TASK REQUIREMENTS:
Give the data below again exactly as written, without its pictures.
════════
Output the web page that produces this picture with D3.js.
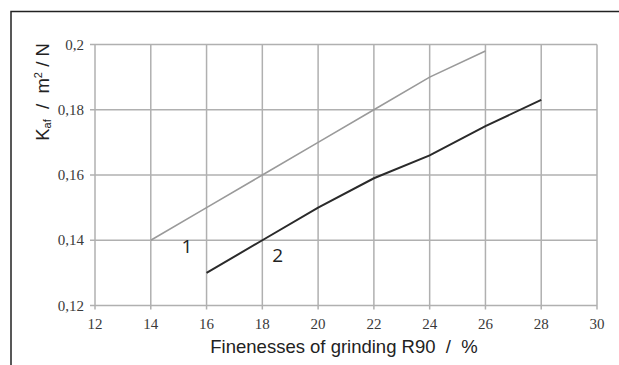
<!DOCTYPE html>
<html><head><meta charset="utf-8">
<script src="https://cdn.jsdelivr.net/npm/d3@7"></script>
<style>body{margin:0;background:#fff}svg{display:block}</style>
</head><body>
<svg id="c" width="619" height="365"></svg>
<script>
const xTicks = [12,14,16,18,20,22,24,26,28,30];
const yTicks = [0.12,0.14,0.16,0.18,0.2];
const yTickLabels = ["0,12","0,14","0,16","0,18","0,2"];
const series1X = [14,16,18,20,22,24,26];
const series1Y = [0.14,0.15,0.16,0.17,0.18,0.19,0.198];
const series2X = [16,18,20,22,24,26,28];
const series2Y = [0.13,0.14,0.15,0.159,0.166,0.175,0.183];
const seriesLabels = ["1","2"];

const svg = d3.select("#c");
const x = d3.scaleLinear().domain([12,30]).range([95,597]);
const y = d3.scaleLinear().domain([0.12,0.2]).range([305.5,44.5]);

// frame
svg.append("path").attr("d","M11,365V11.5H619").attr("fill","none").attr("stroke","#222").attr("stroke-width",1.5);

// grid
svg.append("g").selectAll("line").data(xTicks).join("line")
  .attr("x1",d=>x(d)).attr("x2",d=>x(d)).attr("y1",y(0.2)).attr("y2",y(0.12)+4)
  .attr("stroke","#b0b0b0").attr("stroke-width",1.5);
svg.append("g").selectAll("line").data(yTicks).join("line")
  .attr("x1",x(12)-5).attr("x2",x(30)).attr("y1",d=>y(d)).attr("y2",d=>y(d))
  .attr("stroke","#b0b0b0").attr("stroke-width",1.5);

// tick labels
svg.append("g").selectAll("text").data(xTicks).join("text")
  .attr("x",d=>x(d)).attr("y",329).attr("text-anchor","middle")
  .attr("font-family","Liberation Serif").attr("font-size",15).attr("fill","#3a3a3a").text(d=>d);
svg.append("g").selectAll("text").data(yTicks).join("text")
  .attr("x",84).attr("y",d=>y(d)+5).attr("text-anchor","end")
  .attr("font-family","Liberation Serif").attr("font-size",15).attr("fill","#3a3a3a").text((d,i)=>yTickLabels[i]);

// lines
const line = d3.line().x(d=>x(d[0])).y(d=>y(d[1]));
svg.append("path").datum(series1X.map((v,i)=>[v,series1Y[i]])).attr("d",line)
  .attr("fill","none").attr("stroke","#9a9a9a").attr("stroke-width",1.6);
svg.append("path").datum(series2X.map((v,i)=>[v,series2Y[i]])).attr("d",line)
  .attr("fill","none").attr("stroke","#2a2a2a").attr("stroke-width",2);

// series labels
svg.append("text").attr("x",x(15.3)).attr("y",y(0.1362)).attr("font-family","Open Sans").attr("font-size",19).attr("fill","#222").attr("text-anchor","middle").text(seriesLabels[0]);
svg.append("text").attr("x",x(18.55)).attr("y",y(0.1332)).attr("font-family","Open Sans").attr("font-size",19).attr("fill","#222").attr("text-anchor","middle").text(seriesLabels[1]);

// axis titles
svg.append("text").attr("x",344).attr("y",353).attr("text-anchor","middle")
  .attr("font-family","Liberation Sans").attr("font-size",18.5).attr("fill","#222")
  .attr("xml:space","preserve").text("Finenesses of grinding R90  /  %");
const yt = svg.append("text").attr("transform","translate(49,92) rotate(-90)").attr("text-anchor","middle")
  .attr("font-family","Liberation Sans").attr("font-size",18.5).attr("fill","#222").attr("xml:space","preserve");
yt.append("tspan").text("K");
yt.append("tspan").attr("font-size",11).attr("dy",2).text("af");
yt.append("tspan").attr("dy",-2).text("  /  m");
yt.append("tspan").attr("font-size",11).attr("dy",-7).text("2");
yt.append("tspan").attr("dy",7).text(" / N");
</script>
</body></html>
════════
EXPECTED OUTPUT:
Output the web page that produces this picture with D3.js.
<!DOCTYPE html>
<html><head><meta charset="utf-8">
<script src="https://cdn.jsdelivr.net/npm/d3@7"></script>
<style>body{margin:0;background:#fff}svg{display:block}</style>
</head><body>
<svg id="c" width="619" height="365"></svg>
<script>
const xTicks = [12,14,16,18,20,22,24,26,28,30];
const yTicks = [0.12,0.14,0.16,0.18,0.2];
const yTickLabels = ["0,12","0,14","0,16","0,18","0,2"];
const series1X = [14,16,18,20,22,24,26];
const series1Y = [0.14,0.15,0.16,0.17,0.18,0.19,0.198];
const series2X = [16,18,20,22,24,26,28];
const series2Y = [0.13,0.14,0.15,0.159,0.166,0.175,0.183];
const seriesLabels = ["1","2"];

const svg = d3.select("#c");
const x = d3.scaleLinear().domain([12,30]).range([95,597]);
const y = d3.scaleLinear().domain([0.12,0.2]).range([305.5,44.5]);

// frame
svg.append("path").attr("d","M11,365V11.5H619").attr("fill","none").attr("stroke","#222").attr("stroke-width",1.5);

// grid
svg.append("g").selectAll("line").data(xTicks).join("line")
  .attr("x1",d=>x(d)).attr("x2",d=>x(d)).attr("y1",y(0.2)).attr("y2",y(0.12)+4)
  .attr("stroke","#b0b0b0").attr("stroke-width",1.5);
svg.append("g").selectAll("line").data(yTicks).join("line")
  .attr("x1",x(12)-5).attr("x2",x(30)).attr("y1",d=>y(d)).attr("y2",d=>y(d))
  .attr("stroke","#b0b0b0").attr("stroke-width",1.5);

// tick labels
svg.append("g").selectAll("text").data(xTicks).join("text")
  .attr("x",d=>x(d)).attr("y",329).attr("text-anchor","middle")
  .attr("font-family","Liberation Serif").attr("font-size",15).attr("fill","#3a3a3a").text(d=>d);
svg.append("g").selectAll("text").data(yTicks).join("text")
  .attr("x",84).attr("y",d=>y(d)+5).attr("text-anchor","end")
  .attr("font-family","Liberation Serif").attr("font-size",15).attr("fill","#3a3a3a").text((d,i)=>yTickLabels[i]);

// lines
const line = d3.line().x(d=>x(d[0])).y(d=>y(d[1]));
svg.append("path").datum(series1X.map((v,i)=>[v,series1Y[i]])).attr("d",line)
  .attr("fill","none").attr("stroke","#9a9a9a").attr("stroke-width",1.6);
svg.append("path").datum(series2X.map((v,i)=>[v,series2Y[i]])).attr("d",line)
  .attr("fill","none").attr("stroke","#2a2a2a").attr("stroke-width",2);

// series labels
svg.append("text").attr("x",x(15.3)).attr("y",y(0.1362)).attr("font-family","Open Sans").attr("font-size",19).attr("fill","#222").attr("text-anchor","middle").text(seriesLabels[0]);
svg.append("text").attr("x",x(18.55)).attr("y",y(0.1332)).attr("font-family","Open Sans").attr("font-size",19).attr("fill","#222").attr("text-anchor","middle").text(seriesLabels[1]);

// axis titles
svg.append("text").attr("x",344).attr("y",353).attr("text-anchor","middle")
  .attr("font-family","Liberation Sans").attr("font-size",18.5).attr("fill","#222")
  .attr("xml:space","preserve").text("Finenesses of grinding R90  /  %");
const yt = svg.append("text").attr("transform","translate(49,92) rotate(-90)").attr("text-anchor","middle")
  .attr("font-family","Liberation Sans").attr("font-size",18.5).attr("fill","#222").attr("xml:space","preserve");
yt.append("tspan").text("K");
yt.append("tspan").attr("font-size",11).attr("dy",2).text("af");
yt.append("tspan").attr("dy",-2).text("  /  m");
yt.append("tspan").attr("font-size",11).attr("dy",-7).text("2");
yt.append("tspan").attr("dy",7).text(" / N");
</script>
</body></html>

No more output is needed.